:: DATA ::
= = = = =

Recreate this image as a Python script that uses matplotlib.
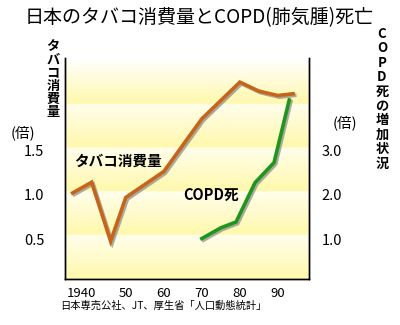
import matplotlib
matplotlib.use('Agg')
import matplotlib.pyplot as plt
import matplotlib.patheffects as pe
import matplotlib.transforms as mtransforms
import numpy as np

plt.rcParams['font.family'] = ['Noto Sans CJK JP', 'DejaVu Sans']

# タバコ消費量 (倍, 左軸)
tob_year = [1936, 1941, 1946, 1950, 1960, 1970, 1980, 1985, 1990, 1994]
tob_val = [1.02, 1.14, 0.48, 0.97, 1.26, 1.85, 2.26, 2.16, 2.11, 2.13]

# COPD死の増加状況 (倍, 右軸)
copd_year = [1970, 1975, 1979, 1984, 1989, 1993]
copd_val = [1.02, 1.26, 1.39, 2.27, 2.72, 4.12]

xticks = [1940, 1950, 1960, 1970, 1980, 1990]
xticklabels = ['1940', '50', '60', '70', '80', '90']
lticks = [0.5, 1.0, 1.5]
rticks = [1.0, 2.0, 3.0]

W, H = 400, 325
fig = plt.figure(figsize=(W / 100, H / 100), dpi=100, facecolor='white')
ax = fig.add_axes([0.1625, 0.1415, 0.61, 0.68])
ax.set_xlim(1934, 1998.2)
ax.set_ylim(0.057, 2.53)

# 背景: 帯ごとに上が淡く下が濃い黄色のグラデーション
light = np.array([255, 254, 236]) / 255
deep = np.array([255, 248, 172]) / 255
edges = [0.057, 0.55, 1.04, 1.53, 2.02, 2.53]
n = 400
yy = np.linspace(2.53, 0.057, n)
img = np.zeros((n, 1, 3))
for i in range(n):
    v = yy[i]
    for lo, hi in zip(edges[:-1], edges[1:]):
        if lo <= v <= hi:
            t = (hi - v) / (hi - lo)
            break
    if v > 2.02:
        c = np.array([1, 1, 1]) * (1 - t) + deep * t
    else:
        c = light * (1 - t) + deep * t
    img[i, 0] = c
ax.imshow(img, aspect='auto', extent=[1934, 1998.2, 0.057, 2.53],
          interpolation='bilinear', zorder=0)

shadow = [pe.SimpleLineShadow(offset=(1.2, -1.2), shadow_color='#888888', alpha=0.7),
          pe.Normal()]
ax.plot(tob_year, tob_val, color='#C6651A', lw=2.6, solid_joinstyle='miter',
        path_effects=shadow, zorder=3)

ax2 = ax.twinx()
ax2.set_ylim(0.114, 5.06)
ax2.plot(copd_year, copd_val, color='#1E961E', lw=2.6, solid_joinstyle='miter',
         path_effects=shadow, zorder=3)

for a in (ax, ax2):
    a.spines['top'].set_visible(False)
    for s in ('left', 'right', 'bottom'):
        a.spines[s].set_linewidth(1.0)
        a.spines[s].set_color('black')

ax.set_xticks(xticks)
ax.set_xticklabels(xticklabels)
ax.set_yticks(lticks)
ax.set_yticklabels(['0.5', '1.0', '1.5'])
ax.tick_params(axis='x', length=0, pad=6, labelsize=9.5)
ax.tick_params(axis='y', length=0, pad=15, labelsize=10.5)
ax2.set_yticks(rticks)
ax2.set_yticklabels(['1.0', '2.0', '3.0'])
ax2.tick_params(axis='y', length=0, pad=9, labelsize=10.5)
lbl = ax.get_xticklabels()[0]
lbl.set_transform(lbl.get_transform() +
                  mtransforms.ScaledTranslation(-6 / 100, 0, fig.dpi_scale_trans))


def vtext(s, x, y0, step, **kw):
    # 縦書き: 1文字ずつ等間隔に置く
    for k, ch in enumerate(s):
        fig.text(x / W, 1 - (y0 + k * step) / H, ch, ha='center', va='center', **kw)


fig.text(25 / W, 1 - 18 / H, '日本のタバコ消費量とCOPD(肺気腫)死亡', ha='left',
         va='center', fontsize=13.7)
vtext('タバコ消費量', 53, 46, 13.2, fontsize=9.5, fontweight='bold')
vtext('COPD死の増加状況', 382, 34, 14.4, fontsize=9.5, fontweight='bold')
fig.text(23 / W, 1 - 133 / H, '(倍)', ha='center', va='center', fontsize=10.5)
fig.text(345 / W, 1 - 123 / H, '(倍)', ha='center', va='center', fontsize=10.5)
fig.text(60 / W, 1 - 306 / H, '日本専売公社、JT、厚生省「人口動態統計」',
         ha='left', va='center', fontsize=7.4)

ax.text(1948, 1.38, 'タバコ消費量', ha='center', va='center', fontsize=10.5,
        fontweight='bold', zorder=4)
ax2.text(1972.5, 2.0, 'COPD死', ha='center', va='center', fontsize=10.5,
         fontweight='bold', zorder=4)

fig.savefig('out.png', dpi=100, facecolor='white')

= = = = =

:: PROBLEM TO SOLVE ::
Reproduce each line exactly, please, except for any pictures.

:: RESULT ::
Recreate this image as a Python script that uses matplotlib.
import matplotlib
matplotlib.use('Agg')
import matplotlib.pyplot as plt
import matplotlib.patheffects as pe
import matplotlib.transforms as mtransforms
import numpy as np

plt.rcParams['font.family'] = ['Noto Sans CJK JP', 'DejaVu Sans']

# タバコ消費量 (倍, 左軸)
tob_year = [1936, 1941, 1946, 1950, 1960, 1970, 1980, 1985, 1990, 1994]
tob_val = [1.02, 1.14, 0.48, 0.97, 1.26, 1.85, 2.26, 2.16, 2.11, 2.13]

# COPD死の増加状況 (倍, 右軸)
copd_year = [1970, 1975, 1979, 1984, 1989, 1993]
copd_val = [1.02, 1.26, 1.39, 2.27, 2.72, 4.12]

xticks = [1940, 1950, 1960, 1970, 1980, 1990]
xticklabels = ['1940', '50', '60', '70', '80', '90']
lticks = [0.5, 1.0, 1.5]
rticks = [1.0, 2.0, 3.0]

W, H = 400, 325
fig = plt.figure(figsize=(W / 100, H / 100), dpi=100, facecolor='white')
ax = fig.add_axes([0.1625, 0.1415, 0.61, 0.68])
ax.set_xlim(1934, 1998.2)
ax.set_ylim(0.057, 2.53)

# 背景: 帯ごとに上が淡く下が濃い黄色のグラデーション
light = np.array([255, 254, 236]) / 255
deep = np.array([255, 248, 172]) / 255
edges = [0.057, 0.55, 1.04, 1.53, 2.02, 2.53]
n = 400
yy = np.linspace(2.53, 0.057, n)
img = np.zeros((n, 1, 3))
for i in range(n):
    v = yy[i]
    for lo, hi in zip(edges[:-1], edges[1:]):
        if lo <= v <= hi:
            t = (hi - v) / (hi - lo)
            break
    if v > 2.02:
        c = np.array([1, 1, 1]) * (1 - t) + deep * t
    else:
        c = light * (1 - t) + deep * t
    img[i, 0] = c
ax.imshow(img, aspect='auto', extent=[1934, 1998.2, 0.057, 2.53],
          interpolation='bilinear', zorder=0)

shadow = [pe.SimpleLineShadow(offset=(1.2, -1.2), shadow_color='#888888', alpha=0.7),
          pe.Normal()]
ax.plot(tob_year, tob_val, color='#C6651A', lw=2.6, solid_joinstyle='miter',
        path_effects=shadow, zorder=3)

ax2 = ax.twinx()
ax2.set_ylim(0.114, 5.06)
ax2.plot(copd_year, copd_val, color='#1E961E', lw=2.6, solid_joinstyle='miter',
         path_effects=shadow, zorder=3)

for a in (ax, ax2):
    a.spines['top'].set_visible(False)
    for s in ('left', 'right', 'bottom'):
        a.spines[s].set_linewidth(1.0)
        a.spines[s].set_color('black')

ax.set_xticks(xticks)
ax.set_xticklabels(xticklabels)
ax.set_yticks(lticks)
ax.set_yticklabels(['0.5', '1.0', '1.5'])
ax.tick_params(axis='x', length=0, pad=6, labelsize=9.5)
ax.tick_params(axis='y', length=0, pad=15, labelsize=10.5)
ax2.set_yticks(rticks)
ax2.set_yticklabels(['1.0', '2.0', '3.0'])
ax2.tick_params(axis='y', length=0, pad=9, labelsize=10.5)
lbl = ax.get_xticklabels()[0]
lbl.set_transform(lbl.get_transform() +
                  mtransforms.ScaledTranslation(-6 / 100, 0, fig.dpi_scale_trans))


def vtext(s, x, y0, step, **kw):
    # 縦書き: 1文字ずつ等間隔に置く
    for k, ch in enumerate(s):
        fig.text(x / W, 1 - (y0 + k * step) / H, ch, ha='center', va='center', **kw)


fig.text(25 / W, 1 - 18 / H, '日本のタバコ消費量とCOPD(肺気腫)死亡', ha='left',
         va='center', fontsize=13.7)
vtext('タバコ消費量', 53, 46, 13.2, fontsize=9.5, fontweight='bold')
vtext('COPD死の増加状況', 382, 34, 14.4, fontsize=9.5, fontweight='bold')
fig.text(23 / W, 1 - 133 / H, '(倍)', ha='center', va='center', fontsize=10.5)
fig.text(345 / W, 1 - 123 / H, '(倍)', ha='center', va='center', fontsize=10.5)
fig.text(60 / W, 1 - 306 / H, '日本専売公社、JT、厚生省「人口動態統計」',
         ha='left', va='center', fontsize=7.4)

ax.text(1948, 1.38, 'タバコ消費量', ha='center', va='center', fontsize=10.5,
        fontweight='bold', zorder=4)
ax2.text(1972.5, 2.0, 'COPD死', ha='center', va='center', fontsize=10.5,
         fontweight='bold', zorder=4)

fig.savefig('out.png', dpi=100, facecolor='white')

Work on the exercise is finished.